WRITTEN EXERCISE → Don't include pictures. Quote the lines below from the first through the line that contains "return (H - B - yp) / ph".

COLLECTED MATERIAL →

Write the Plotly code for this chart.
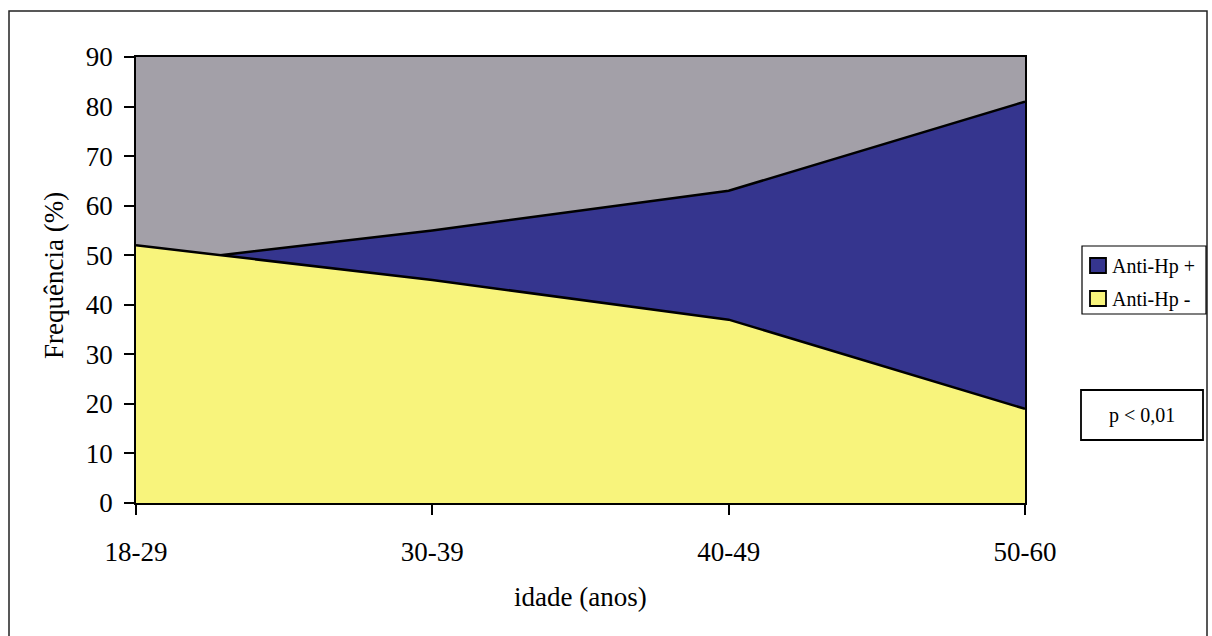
import plotly.graph_objects as go

# Age groups and seroprevalence (%)
faixas = ["18-29", "30-39", "40-49", "50-60"]
anti_hp_pos = [48, 55, 63, 81]
anti_hp_neg = [52, 45, 37, 19]
y_ticks = [0, 10, 20, 30, 40, 50, 60, 70, 80, 90]
series_names = ["Anti-Hp +", "Anti-Hp -"]
series_colors = ["#35358e", "#f8f47c"]

FONT = "Liberation Serif, Times New Roman, serif"
x_pos = list(range(len(faixas)))

fig = go.Figure()
for vals, name, color in zip([anti_hp_pos, anti_hp_neg], series_names, series_colors):
    fig.add_trace(go.Scatter(
        x=x_pos, y=vals, name=name, mode="lines",
        fill="tozeroy", fillcolor=color,
        line=dict(color="black", width=2.5),
        showlegend=False,
    ))

W, H = 1212, 636
L, R, T, B = 136, 187, 57, 133
pw, ph = W - L - R, H - T - B


def px(xp):
    return (xp - L) / pw


def py(yp):
    return (H - B - yp) / ph


shapes = [
    # outer frame of the chart
    dict(type="rect", xref="paper", yref="paper",
         x0=px(9), x1=px(1207), y0=py(660), y1=py(11),
         line=dict(color="#222", width=1.5), layer="below"),
    # legend box
    dict(type="rect", xref="paper", yref="paper",
         x0=px(1082), x1=px(1206), y0=py(314), y1=py(246),
         line=dict(color="black", width=1.2), fillcolor="white"),
    # box around the p-value note
    dict(type="rect", xref="paper", yref="paper",
         x0=px(1081), x1=px(1203), y0=py(440), y1=py(390),
         line=dict(color="black", width=1.8), fillcolor="white"),
]

annotations = [
    dict(text="p < 0,01", xref="paper", yref="paper",
         x=px(1142), y=py(415), showarrow=False,
         font=dict(family=FONT, size=20, color="black"),
         xanchor="center", yanchor="middle"),
    dict(text="Frequência (%)", xref="paper", yref="paper",
         x=px(54), y=py(276), showarrow=False, textangle=-90,
         font=dict(family=FONT, size=27, color="black"),
         xanchor="center", yanchor="middle"),
    dict(text="idade (anos)", xref="paper", yref="paper",
         x=px(580), y=py(597), showarrow=False,
         font=dict(family=FONT, size=27, color="black"),
         xanchor="center", yanchor="middle"),
]

# legend entries: swatch plus label
legend_rows = [266, 299]
for name, color, yc in zip(series_names, series_colors, legend_rows):
    shapes.append(dict(type="rect", xref="paper", yref="paper",
                       x0=px(1090), x1=px(1106), y0=py(yc + 7), y1=py(yc - 8),
                       line=dict(color="black", width=1.8), fillcolor=color))
    annotations.append(dict(text=name, xref="paper", yref="paper",
                            x=px(1110), y=py(yc), showarrow=False,
                            font=dict(family=FONT, size=20, color="black"),
                            xanchor="left", yanchor="middle"))

fig.update_layout(
    width=W, height=H,
    margin=dict(l=L, r=R, t=T, b=B),
    paper_bgcolor="white",
    plot_bgcolor="#a3a0a8",
    font=dict(family=FONT, size=27, color="black"),
    showlegend=False,
    shapes=shapes,
    annotations=annotations,
)

fig.update_xaxes(
    range=[0, 3], tickvals=x_pos, ticktext=faixas,
    showgrid=False, zeroline=False,
    showline=True, linecolor="black", linewidth=1.5, mirror=True,
    ticks="outside", ticklen=10, tickcolor="black", tickwidth=1.5,
    tickfont=dict(size=27), ticklabelstandoff=14,
)
fig.update_yaxes(
    range=[0, 90], tickvals=y_ticks,
    showgrid=False, zeroline=False,
    showline=True, linecolor="black", linewidth=1.5, mirror=True,
    ticks="outside", ticklen=10, tickcolor="black", tickwidth=1.5,
    tickfont=dict(size=27), ticklabelstandoff=6,
)

fig.write_html("out.html")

WRITTEN RESPONSE →
Write the Plotly code for this chart.
import plotly.graph_objects as go

# Age groups and seroprevalence (%)
faixas = ["18-29", "30-39", "40-49", "50-60"]
anti_hp_pos = [48, 55, 63, 81]
anti_hp_neg = [52, 45, 37, 19]
y_ticks = [0, 10, 20, 30, 40, 50, 60, 70, 80, 90]
series_names = ["Anti-Hp +", "Anti-Hp -"]
series_colors = ["#35358e", "#f8f47c"]

FONT = "Liberation Serif, Times New Roman, serif"
x_pos = list(range(len(faixas)))

fig = go.Figure()
for vals, name, color in zip([anti_hp_pos, anti_hp_neg], series_names, series_colors):
    fig.add_trace(go.Scatter(
        x=x_pos, y=vals, name=name, mode="lines",
        fill="tozeroy", fillcolor=color,
        line=dict(color="black", width=2.5),
        showlegend=False,
    ))

W, H = 1212, 636
L, R, T, B = 136, 187, 57, 133
pw, ph = W - L - R, H - T - B


def px(xp):
    return (xp - L) / pw


def py(yp):
    return (H - B - yp) / ph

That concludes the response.